Critics of the news brand—and there are a lot of them—can’t be faulted for viewing the premiere season with a bit of cynicism. Even in its modern hard news big-boy incarnation, Vice Media invites plenty of legitimate gripes. The splashy, enterprise-wide hipster-chic aesthetic harkens back to the culture jamming days of Adbusters, which is particularly dated and silly given that Vice Media is a corporate organization as modern and mainstream as anything else. Its magazine-of-origin was co-founded by human cyst Gavin McInnes (long separated from the company). Bill Maher executive produces the HBO show, and his increasingly frequent bouts of David Mamet-style contrarianism have been weird enough to make even his most liberal disciples cringe. It has the veneer of investigative reporting when it’s more of an explainer. They act like jackasses at harmless events.
But on substance, credit is due where credit is due. Without quite saying so, Hale’s New York Times review and others like it seemed to hint that host and correspondent Shane Smith was exploiting or cheapening the stories about child suicide bombers and Filipino assassination victims his docu-series reported on in brief on-location segments. That’s just not the case. Smith was and continues to sensationalize the hell out of them, sure, but that’s key to what makes Vice valuable to a lot of viewers who are being introduced to the topics he and his correspondents cover. Smith’s show trades in the sort of personal, visual, visceral world-update storytelling serious topics like Haitian reconstruction efforts or Alabama’s post-HB 56 economic troubles aren’t often otherwise awarded, especially not in short or easily digestible packages. Plenty of stories happen where the camera phones aren’t, and they need a little shock and awe to be heard by a wide audience. Gimmicky as it is for Thomas Morton to hobble around SWAT hostage scenarios or gawk at military equipment at a trade show in order to summarize problems with National Defense Authorization Act’s 1033 Program, for example, there’s no denying its efficiency as advocacy journalism and a primer to a wider issue.
In an hour-long special report like Fixing The System though, the expectations are higher, especially when the topic is as convoluted and controversial as America’s exploding incarceration crisis. In the summer of 2015, President Barack Obama became the first sitting commander-in-chief to visit a federal penitentiary, a trip documented by Vice and released with additional interviews with law enforcement officials and inmate testimonies. Understandably, teaser trailers for the special have focused largely on Obama’s sit-down conversation opposite inmates, but viewers expecting any sort of executive mea culpa for the undeniably broken system or a nitty-gritty plan to address its inhumane culture of violence shouldn’t get their hopes up. Instead, most of the focus is spent on where there’s bipartisan agreement: “Congress blew it” by enacting mandatory minimum sentences by drug type and quantity (as expressed by Judge John Gleeson), minorities are disproportionately policed, and released felons require better means to reintegrate with society in order to avoid being locked up again.
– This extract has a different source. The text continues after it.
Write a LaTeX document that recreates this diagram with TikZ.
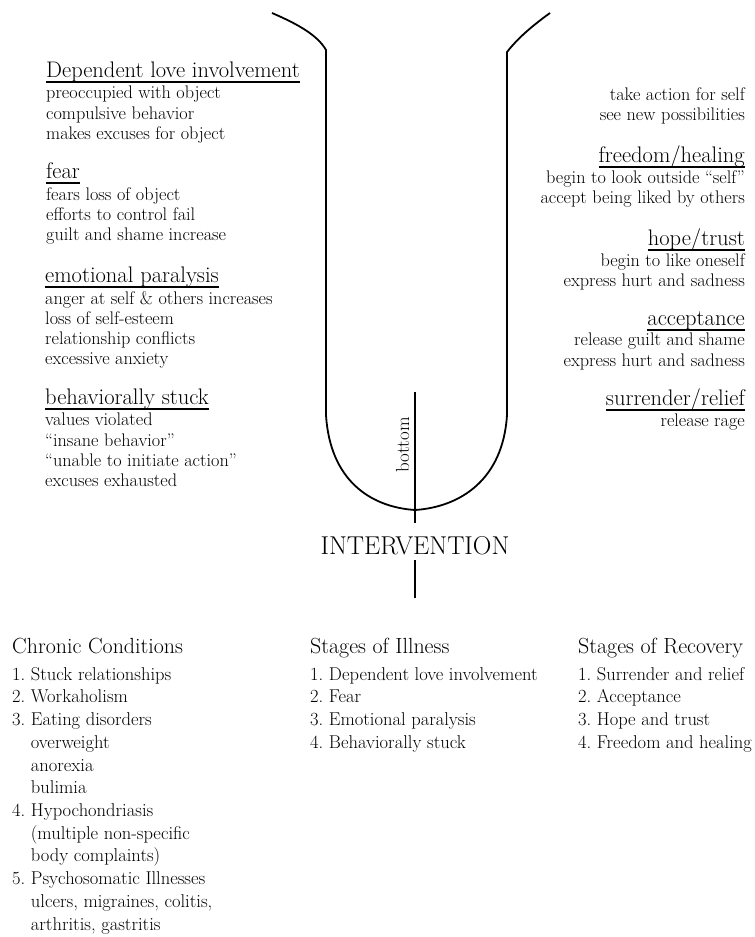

It’s an important discussion to be had in the nation holding 25 percent of the world’s inmates, an $80 billion a year boondoggle that’s long held back communities of color. More important than anything the president says, though, is what he hears; it’s cathartic to watch someone with real power listen to the impact the justice system’s inadequacies has had on prisoners’ families. In an especially enlightening moment, inmate David Shaw explains the Kafkaesque set of circumstances that led him to plead guilty to a crime he supposedly committed while already incarcerated for an unrelated charge.
Dating back to the anti-drug hysteria that sprang from college basketball star Len Bias’ cocaine death, Smith provides a serviceable overview of how specific plea bargain practices and enforcement discrepancies led to a 700 percent increase in incarceration from 1970 to today. While Obama’s expressions of empathy and measured calls for reform are important symbolically, it’s the interviews with former Attorney General Eric Holder, officers, and legal experts that provide the most frank substance. “Whites and blacks have been known to carry narcotics at the exact same rate,” says retired Baltimore police sergeant Michael Wood. “So, if we went around riling through pockets whenever we wanted in a white neighborhood, I’m sure we’d find a lot of things. But we don’t do that. We only do that in these neighborhoods.” Ending The Drug War perhaps would have been a better title for the special, given that some of the most damning issues facing law enforcement and prisons—punitive mind-shattering solitary confinement, the militarization of police, the financial privatization of the system, the criminalization of mental illness, inherent racial bias, protection from rape and beatings, misbehaving prison staff—are barely touched.
It’s certainly not on Vice’s shoulders to address every aspect of the crisis, and to its credit, it’s using all of its platforms to try. But for all the time spent on emotional and tearful testimonies from families, it’s not unreasonable to expect a more comprehensive guide for its flagship special on the topic. Considering just how expansive Vice’s media empire has become, and how much bigger it’s going to be, comprehensiveness is a practice it should start getting used to.